GIVEN INSTRUCTION ::
Copy out the listing that follows, exact in every word, and skip the images.

Source data:
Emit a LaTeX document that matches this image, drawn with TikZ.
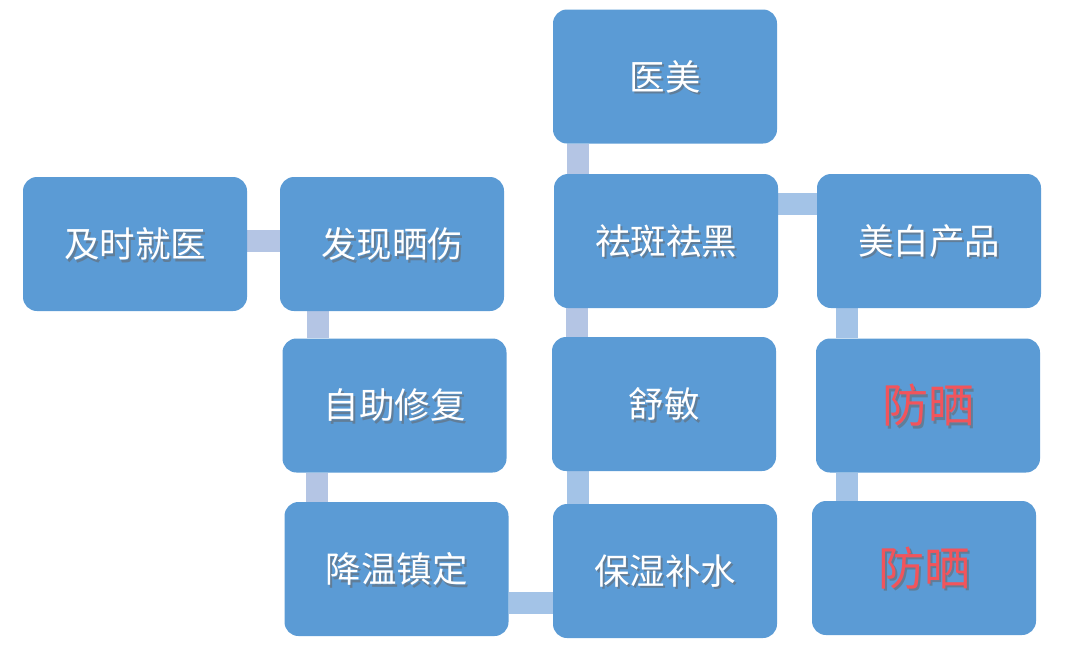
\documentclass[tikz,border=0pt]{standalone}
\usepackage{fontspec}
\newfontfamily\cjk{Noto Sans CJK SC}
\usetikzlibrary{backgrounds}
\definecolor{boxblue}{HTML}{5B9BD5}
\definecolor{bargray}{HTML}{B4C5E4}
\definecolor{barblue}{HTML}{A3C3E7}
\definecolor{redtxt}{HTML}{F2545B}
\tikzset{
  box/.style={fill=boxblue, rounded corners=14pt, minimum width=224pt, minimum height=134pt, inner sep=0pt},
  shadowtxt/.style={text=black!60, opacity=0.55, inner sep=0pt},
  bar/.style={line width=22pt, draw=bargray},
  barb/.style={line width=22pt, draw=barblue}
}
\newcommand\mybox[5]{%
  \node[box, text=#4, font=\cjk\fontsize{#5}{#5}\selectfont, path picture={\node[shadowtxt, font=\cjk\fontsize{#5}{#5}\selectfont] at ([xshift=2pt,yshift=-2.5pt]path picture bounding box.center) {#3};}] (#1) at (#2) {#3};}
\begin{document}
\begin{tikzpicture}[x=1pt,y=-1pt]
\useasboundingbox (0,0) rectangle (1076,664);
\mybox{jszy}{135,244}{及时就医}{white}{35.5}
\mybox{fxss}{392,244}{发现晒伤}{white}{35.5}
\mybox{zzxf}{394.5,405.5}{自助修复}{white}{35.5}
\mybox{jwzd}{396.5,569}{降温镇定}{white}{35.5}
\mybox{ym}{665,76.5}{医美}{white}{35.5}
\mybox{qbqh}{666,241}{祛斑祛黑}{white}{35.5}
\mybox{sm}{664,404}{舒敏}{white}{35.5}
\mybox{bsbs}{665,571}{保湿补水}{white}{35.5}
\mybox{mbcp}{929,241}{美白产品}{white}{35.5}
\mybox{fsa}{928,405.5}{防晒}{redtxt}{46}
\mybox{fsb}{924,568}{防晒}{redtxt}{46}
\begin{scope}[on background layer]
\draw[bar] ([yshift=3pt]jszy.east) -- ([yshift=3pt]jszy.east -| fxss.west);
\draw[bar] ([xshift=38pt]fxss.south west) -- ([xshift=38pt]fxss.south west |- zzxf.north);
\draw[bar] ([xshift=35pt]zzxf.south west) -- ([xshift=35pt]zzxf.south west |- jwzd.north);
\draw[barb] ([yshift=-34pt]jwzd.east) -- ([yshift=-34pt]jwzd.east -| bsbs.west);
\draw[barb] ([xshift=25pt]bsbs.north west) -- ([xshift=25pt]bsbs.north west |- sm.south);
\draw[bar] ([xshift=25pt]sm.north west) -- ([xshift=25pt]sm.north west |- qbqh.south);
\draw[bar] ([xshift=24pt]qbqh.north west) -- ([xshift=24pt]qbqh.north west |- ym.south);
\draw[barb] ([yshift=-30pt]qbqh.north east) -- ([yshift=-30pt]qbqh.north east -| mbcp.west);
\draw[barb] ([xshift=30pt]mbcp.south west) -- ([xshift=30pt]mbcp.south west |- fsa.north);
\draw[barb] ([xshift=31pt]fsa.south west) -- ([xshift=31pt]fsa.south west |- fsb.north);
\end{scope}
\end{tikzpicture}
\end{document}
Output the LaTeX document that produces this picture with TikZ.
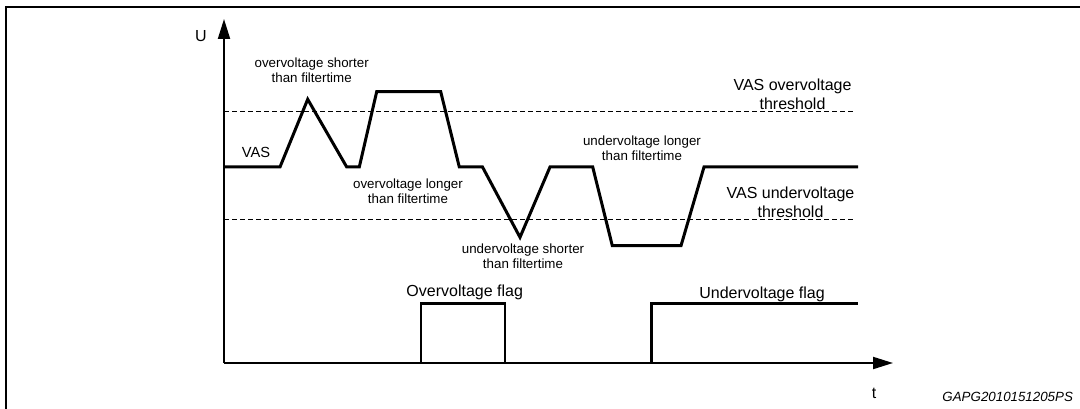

RESULT ::
Emit a LaTeX document that matches this image, drawn with TikZ.
\documentclass[tikz,border=0pt]{standalone}
\usepackage{fontspec}
\newfontfamily\cjk{Noto Sans CJK SC}
\usetikzlibrary{backgrounds}
\definecolor{boxblue}{HTML}{5B9BD5}
\definecolor{bargray}{HTML}{B4C5E4}
\definecolor{barblue}{HTML}{A3C3E7}
\definecolor{redtxt}{HTML}{F2545B}
\tikzset{
  box/.style={fill=boxblue, rounded corners=14pt, minimum width=224pt, minimum height=134pt, inner sep=0pt},
  shadowtxt/.style={text=black!60, opacity=0.55, inner sep=0pt},
  bar/.style={line width=22pt, draw=bargray},
  barb/.style={line width=22pt, draw=barblue}
}
\newcommand\mybox[5]{%
  \node[box, text=#4, font=\cjk\fontsize{#5}{#5}\selectfont, path picture={\node[shadowtxt, font=\cjk\fontsize{#5}{#5}\selectfont] at ([xshift=2pt,yshift=-2.5pt]path picture bounding box.center) {#3};}] (#1) at (#2) {#3};}
\begin{document}
\begin{tikzpicture}[x=1pt,y=-1pt]
\useasboundingbox (0,0) rectangle (1076,664);
\mybox{jszy}{135,244}{及时就医}{white}{35.5}
\mybox{fxss}{392,244}{发现晒伤}{white}{35.5}
\mybox{zzxf}{394.5,405.5}{自助修复}{white}{35.5}
\mybox{jwzd}{396.5,569}{降温镇定}{white}{35.5}
\mybox{ym}{665,76.5}{医美}{white}{35.5}
\mybox{qbqh}{666,241}{祛斑祛黑}{white}{35.5}
\mybox{sm}{664,404}{舒敏}{white}{35.5}
\mybox{bsbs}{665,571}{保湿补水}{white}{35.5}
\mybox{mbcp}{929,241}{美白产品}{white}{35.5}
\mybox{fsa}{928,405.5}{防晒}{redtxt}{46}
\mybox{fsb}{924,568}{防晒}{redtxt}{46}
\begin{scope}[on background layer]
\draw[bar] ([yshift=3pt]jszy.east) -- ([yshift=3pt]jszy.east -| fxss.west);
\draw[bar] ([xshift=38pt]fxss.south west) -- ([xshift=38pt]fxss.south west |- zzxf.north);
\draw[bar] ([xshift=35pt]zzxf.south west) -- ([xshift=35pt]zzxf.south west |- jwzd.north);
\draw[barb] ([yshift=-34pt]jwzd.east) -- ([yshift=-34pt]jwzd.east -| bsbs.west);
\draw[barb] ([xshift=25pt]bsbs.north west) -- ([xshift=25pt]bsbs.north west |- sm.south);
\draw[bar] ([xshift=25pt]sm.north west) -- ([xshift=25pt]sm.north west |- qbqh.south);
\draw[bar] ([xshift=24pt]qbqh.north west) -- ([xshift=24pt]qbqh.north west |- ym.south);
\draw[barb] ([yshift=-30pt]qbqh.north east) -- ([yshift=-30pt]qbqh.north east -| mbcp.west);
\draw[barb] ([xshift=30pt]mbcp.south west) -- ([xshift=30pt]mbcp.south west |- fsa.north);
\draw[barb] ([xshift=31pt]fsa.south west) -- ([xshift=31pt]fsa.south west |- fsb.north);
\end{scope}
\end{tikzpicture}
\end{document}
Output the LaTeX document that produces this picture with TikZ.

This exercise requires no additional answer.